**REQUIREMENTS**: Retype, please, the listing from its opening line through the line that contains "BASE = dt.datetime(2025, 1, 30, 0, 0)", both included, without the pictures.

----------

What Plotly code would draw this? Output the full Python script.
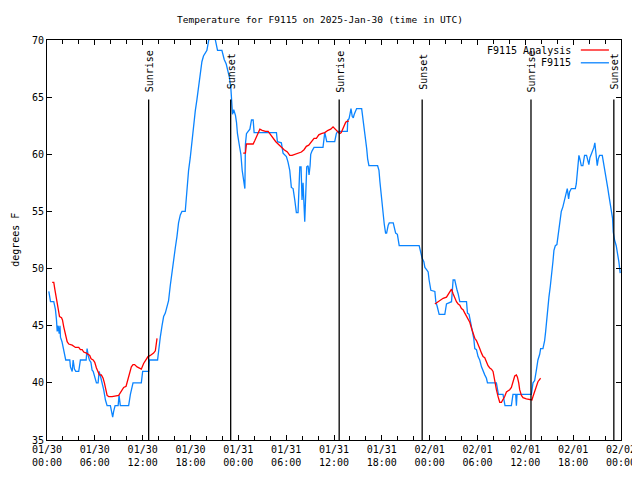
import datetime as dt
import plotly.graph_objects as go

BASE = dt.datetime(2025, 1, 30, 0, 0)

# Observed station temperatures (hours after 01/30 00:00 UTC, deg F)
obs_hours = [0.23, 0.44, 0.85, 1.06, 1.19, 1.28, 1.40, 1.53, 1.63, 1.69, 1.88, 2.03, 2.19, 2.35, 2.86, 2.94,
             3.16, 3.28, 3.44, 3.61, 3.98, 4.19, 4.91, 5.03, 5.16, 5.32, 5.51, 5.66, 5.79, 5.99, 6.20, 6.41,
             6.54, 6.70, 6.91, 7.11, 7.33, 7.54, 7.95, 8.08, 8.24, 8.36, 8.54, 8.92, 9.04, 9.20, 10.24, 10.46,
             10.79, 11.83, 12.00, 12.75, 12.84, 13.87, 14.00, 14.21, 14.43, 14.63, 14.84, 15.05, 15.25, 15.46,
             15.68, 15.88, 16.09, 16.30, 16.50, 16.72, 16.93, 17.34, 17.47, 17.56, 17.76, 17.97, 18.18, 18.38,
             18.60, 18.81, 19.01, 19.22, 19.43, 19.63, 20.06, 20.26, 20.47, 20.72, 20.97, 21.10, 21.39, 21.94,
             22.06, 22.23, 22.48, 22.64, 22.89, 23.07, 23.19, 23.27, 23.42, 23.64, 23.77, 23.89, 24.10, 24.32,
             24.48, 24.73, 24.82, 24.89, 25.02, 25.23, 25.45, 25.65, 25.86, 25.98, 28.78, 28.90, 29.40, 29.61,
             30.03, 30.24, 30.45, 30.65, 30.87, 31.08, 31.28, 31.49, 31.62, 31.71, 31.87, 31.99, 32.12, 32.24,
             32.33, 32.43, 32.58, 32.75, 32.87, 33.00, 33.08, 33.25, 33.50, 34.62, 34.75, 34.84, 34.94, 35.09,
             36.09, 36.29, 36.46, 37.67, 37.72, 37.88, 38.00, 38.13, 38.29, 38.42, 38.54, 38.72, 38.84, 39.47,
             39.60, 39.76, 39.97, 40.10, 40.22, 40.38, 41.47, 41.64, 41.76, 41.89, 42.01, 42.17, 42.30, 42.47,
             42.60, 42.80, 42.93, 43.43, 43.55, 43.73, 43.95, 44.18, 46.68, 46.86, 46.98, 47.06, 47.27, 47.40,
             47.61, 47.81, 47.93, 48.15, 48.65, 48.77, 48.94, 49.06, 49.19, 49.90, 50.11, 50.74, 50.86, 50.94,
             51.15, 51.28, 51.44, 51.57, 51.78, 52.62, 52.74, 52.94, 53.12, 53.24, 53.37, 53.53, 53.66, 53.87,
             54.07, 54.28, 54.50, 54.70, 54.91, 55.12, 55.25, 56.37, 56.50, 56.62, 57.20, 57.33, 57.45, 58.25,
             58.45, 58.79, 58.88, 58.96, 60.76, 60.96, 61.17, 61.38, 61.58, 61.80, 61.92, 62.21, 62.42, 62.55,
             62.67, 62.84, 62.96, 63.14, 63.34, 63.46, 63.59, 63.76, 63.96, 64.09, 64.21, 64.34, 64.51, 64.71,
             64.84, 65.01, 65.14, 65.26, 65.43, 65.55, 65.77, 66.27, 66.39, 66.52, 66.59, 66.72, 66.84, 67.02,
             67.22, 67.31, 67.43, 67.68, 67.81, 67.97, 68.10, 68.27, 68.47, 68.60, 68.72, 68.90, 69.02, 69.15,
             69.31, 69.65, 69.81, 69.94, 70.06, 70.19, 70.35, 70.48, 70.65, 70.77, 70.94, 71.03, 71.19, 71.40,
             71.60, 71.73, 71.90]
obs_temps = [48.0, 47.1, 47.1, 46.4, 45.5, 44.5, 45.0, 44.3, 45.0, 44.0, 43.6, 43.1, 42.3, 42.0, 42.0, 41.4,
             41.0, 42.0, 41.2, 41.0, 41.0, 42.0, 42.0, 43.0, 42.4, 42.0, 41.8, 41.1, 41.0, 40.5, 40.0, 40.0,
             41.0, 40.6, 40.0, 39.4, 38.5, 38.0, 38.0, 37.5, 37.0, 37.5, 38.0, 38.0, 38.9, 38.0, 38.0, 39.0,
             40.0, 40.0, 41.0, 41.0, 42.0, 42.0, 43.0, 44.0, 45.0, 45.8, 46.1, 46.6, 47.2, 48.5,
             49.8, 50.6, 51.8, 52.8, 54.0, 54.7, 55.0, 55.0, 56.3, 57.5, 58.6, 59.7, 61.3, 62.6,
             63.8, 64.8, 65.9, 67.1, 68.1, 68.6, 69.1, 69.9, 70.5, 71.0, 70.5, 70.0, 69.1, 69.1,
             68.7, 68.3, 67.9, 67.4, 66.7, 65.7, 64.7, 63.5, 63.9, 63.4, 62.8, 61.8, 60.9, 60.0,
             58.6, 57.0, 57.0, 60.9, 61.8, 62.0, 62.2, 63.0, 63.0, 61.9, 61.9, 61.1, 61.0, 60.1,
             59.8, 59.3, 58.6, 57.1, 57.0, 56.0, 54.9, 54.9, 57.0, 58.9, 58.9, 56.0, 57.5, 55.0,
             54.1, 56.0, 58.9, 59.0, 58.2, 59.0, 60.0, 60.3, 60.6, 60.6, 61.8, 61.9, 61.6, 61.1,
             61.1, 61.8, 62.0, 62.0, 63.0, 63.1, 63.5, 64.0, 63.3, 63.2, 63.5, 63.9, 64.0, 64.0,
             63.3, 62.7, 61.5, 60.5, 59.6, 59.0, 59.0, 58.6, 57.6, 56.6, 55.5, 54.5, 53.9, 53.1,
             53.1, 53.8, 54.0, 54.0, 53.6, 53.1, 53.0, 52.0, 52.0, 51.5, 51.0, 50.9, 50.6, 50.1,
             49.9, 49.7, 49.0, 48.1, 48.0, 47.1, 46.7, 46.2, 46.0, 46.0, 46.9, 47.1, 48.0, 49.0,
             49.0, 48.4, 48.1, 47.8, 47.1, 47.1, 46.1, 46.0, 45.3, 44.9, 44.4, 43.9, 43.0, 42.9,
             42.3, 42.0, 41.4, 41.0, 40.7, 40.4, 40.0, 40.0, 39.5, 39.0, 39.0, 38.5, 38.0, 38.0,
             39.0, 39.0, 38.0, 39.0, 39.0, 40.0, 40.2, 41.1, 42.0, 42.5, 43.0, 43.0, 43.7, 44.5,
             45.5, 46.2, 47.5, 48.5, 49.6, 50.6, 51.6, 52.0, 52.1, 52.8, 53.5, 54.5, 55.0, 55.4,
             55.8, 56.3, 56.7, 57.0, 56.1, 56.7, 57.0, 57.0, 57.4, 58.6, 59.5, 59.9, 59.6, 59.0,
             59.0, 59.5, 59.9, 59.9, 59.5, 59.1, 59.7, 60.0, 60.2, 60.6, 61.0, 60.0, 59.0, 59.6,
             59.9, 59.9, 59.3, 58.7, 58.3, 57.7, 57.0, 56.4, 55.7, 54.9, 54.4, 53.2, 52.5, 52.0,
             51.3, 50.6, 49.6]

# Analysis series (None marks a gap)
ana_hours = [0.65, 0.85, 0.98, 1.15, 1.35, 1.57, 1.82, 1.94, 2.10, 2.32, 2.53, 2.73, 3.16, 3.57, 3.98, 4.19,
             4.41, 4.61, 4.95, 5.36, 5.53, 5.79, 5.99, 6.20, 6.57, 6.82, 7.04, 7.20, 7.36, 7.54, 7.74, 8.16,
             8.99, 9.20, 9.42, 9.62, 9.92, 10.12, 10.37, 10.58, 10.79, 10.99, 11.30, 11.50, 11.83, 12.12,
             12.46, 12.67, 12.96, 13.37, 13.59, 13.71, 13.80,
             19.0,
             24.61, 24.89, 25.02, 25.86, 26.07, 26.40, 26.70, 26.99, 27.40, 27.74, 27.95, 28.24, 28.49, 28.70,
             28.99, 29.49, 29.74, 30.15, 30.45, 30.74, 31.08, 31.49, 31.91, 32.24, 32.53, 32.83, 33.16, 33.50,
             33.79, 34.09, 34.41, 34.84, 35.25, 35.59, 35.88, 36.16, 36.50, 36.71, 36.91, 37.13, 37.34, 37.47,
             37.67, 37.88,
             43.0,
             48.65, 49.06, 49.36, 49.69, 50.11, 50.31, 50.53, 50.74, 50.94, 51.15, 51.36, 51.57, 51.78, 51.99,
             52.19, 52.41, 52.62, 52.82, 53.03, 53.24, 53.44, 53.66, 53.87, 54.07, 54.28, 54.50, 54.70, 54.91,
             55.12, 55.32, 55.54, 55.75, 55.95, 56.16, 56.37, 56.58, 56.79, 57.00, 57.20, 57.41, 57.63, 57.83,
             58.04, 58.25, 58.45, 58.67, 58.88, 59.01, 59.17, 59.29, 59.51, 59.71, 60.13, 60.55, 60.83, 60.96,
             61.17, 61.38, 61.58, 61.80, 61.92]
ana_temps = [48.8, 48.8, 48.2, 47.5, 46.5, 45.8, 45.7, 45.5, 44.9, 44.2, 43.6, 43.4, 43.3, 43.1, 43.1, 42.9,
             42.9, 42.7, 42.6, 42.4, 42.1, 42.0, 41.8, 41.3, 40.7, 40.7, 40.4, 40.0, 39.4, 38.9, 38.8, 38.8,
             38.9, 39.1, 39.4, 39.6, 39.7, 40.2, 40.8, 41.4, 41.6, 41.6, 41.4, 41.3, 41.2, 41.7,
             42.1, 42.3, 42.4, 42.6, 42.8, 43.4, 43.9,
             None,
             60.1, 60.1, 60.9, 60.9, 61.2, 61.8, 62.2, 62.1, 62.0, 62.0, 61.8, 61.5, 61.2, 61.1,
             60.9, 60.5, 60.4, 60.2, 59.9, 59.9, 60.0, 60.1, 60.2, 60.4, 60.7, 60.8, 61.1, 61.4,
             61.4, 61.7, 61.8, 61.9, 62.1, 62.2, 62.4, 62.2, 61.9, 61.8, 61.9, 62.2, 62.5, 62.8,
             62.9, 62.9,
             None,
             46.9, 47.1, 47.2, 47.4, 47.5, 47.7, 48.0, 48.2, 47.8, 47.4, 47.1, 46.9, 46.8, 46.5,
             46.4, 46.1, 45.8, 45.5, 45.3, 44.8, 44.3, 43.9, 43.7, 43.4, 43.0, 42.6, 42.3, 42.2,
             41.8, 41.5, 41.3, 41.2, 41.0, 40.1, 39.4, 38.8, 38.3, 38.3, 38.5, 38.8, 39.2, 39.3,
             39.4, 39.6, 40.1, 40.6, 40.7, 40.5, 40.0, 39.4, 38.9, 38.7, 38.6, 38.5, 38.5, 38.8,
             39.2, 39.7, 40.1, 40.3, 40.4]

# Sun events (hours after 01/30 00:00 UTC)
event_hours = [12.75, 23.04, 36.65, 47.06, 60.71, 71.10]
event_names = ["Sunrise", "Sunset", "Sunrise", "Sunset", "Sunrise", "Sunset"]

legend_names = ["F9115 Analysis", "F9115"]
RED = "#ff0000"
BLUE = "#0a84ff"
FONT = "DejaVu Sans Mono"

# The page body has an 8px margin, so the figure is made 8px smaller and margins reduced.
W, H = 632, 472


def to_time(h):
    return BASE + dt.timedelta(hours=h)


fig = go.Figure()
fig.add_trace(go.Scatter(x=[to_time(h) for h in obs_hours], y=obs_temps, mode="lines",
                         line=dict(color=BLUE, width=1.3), name=legend_names[1]))
fig.add_trace(go.Scatter(x=[to_time(h) for h in ana_hours], y=ana_temps, mode="lines",
                         connectgaps=False, line=dict(color=RED, width=1.3), name=legend_names[0]))

LINE_TOP = 0.851
for h, name in zip(event_hours, event_names):
    t = to_time(h)
    fig.add_shape(type="line", xref="x", yref="paper", x0=t, x1=t, y0=0, y1=LINE_TOP,
                  line=dict(color="black", width=1.3))
    fig.add_annotation(x=t, xref="x", y=0.921, yref="paper", text=name, textangle=-90,
                       showarrow=False, xanchor="center", yanchor="middle", xshift=1,
                       font=dict(family=FONT, size=10, color="black"))

# Legend (text left of the line sample, as in the original)
leg_y = [0.975, 0.943]
for name, col, yy in zip(legend_names, [RED, BLUE], leg_y):
    fig.add_annotation(x=0.916, xref="paper", y=yy, yref="paper", text=name, showarrow=False,
                       xanchor="right", yanchor="middle", font=dict(family=FONT, size=10, color="black"))
    fig.add_shape(type="line", xref="paper", yref="paper", x0=0.930, x1=0.979, y0=yy, y1=yy,
                  line=dict(color=col, width=1.3))

fig.add_annotation(x=-0.056, xref="paper", y=0.5, yref="paper", text="degrees F", textangle=-90,
                   showarrow=False, xanchor="center", yanchor="middle",
                   font=dict(family=FONT, size=10, color="black"))

fig.update_layout(
    width=W, height=H,
    margin=dict(l=38.5, r=18.5, t=31.5, b=40, autoexpand=False),
    paper_bgcolor="white", plot_bgcolor="white",
    showlegend=False,
    title=dict(text="Temperature for F9115 on 2025-Jan-30 (time in UTC)", x=(320 - 8) / W, xanchor="center",
               y=1 - 12 / H, yanchor="middle", yref="container",
               font=dict(family=FONT, size=9.5, color="black")),
    font=dict(family=FONT, size=10, color="black"),
)
fig.update_xaxes(
    type="date", range=[BASE, BASE + dt.timedelta(hours=72)],
    dtick=6 * 3600 * 1000, tick0=BASE, tickformat="%m/%d<br>%H:%M",
    ticks="inside", ticklen=5, tickcolor="black", tickwidth=1,
    minor=dict(dtick=2 * 3600 * 1000, ticks="inside", ticklen=4, tickcolor="black", tickwidth=1, showgrid=False),
    showline=True, linecolor="black", linewidth=1, mirror="ticks",
    showgrid=False, zeroline=False, automargin=False,
    tickfont=dict(family=FONT, size=10, color="black"),
)
fig.update_yaxes(
    range=[35, 70], dtick=5, tick0=35,
    ticks="inside", ticklen=5, tickcolor="black", tickwidth=1,
    showline=True, linecolor="black", linewidth=1, mirror="ticks",
    showgrid=False, zeroline=False, automargin=False,
    tickfont=dict(family=FONT, size=10, color="black"),
)

fig.write_html("out.html")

----------

**ANSWER TO THE PROBLEM**:
What Plotly code would draw this? Output the full Python script.
import datetime as dt
import plotly.graph_objects as go

BASE = dt.datetime(2025, 1, 30, 0, 0)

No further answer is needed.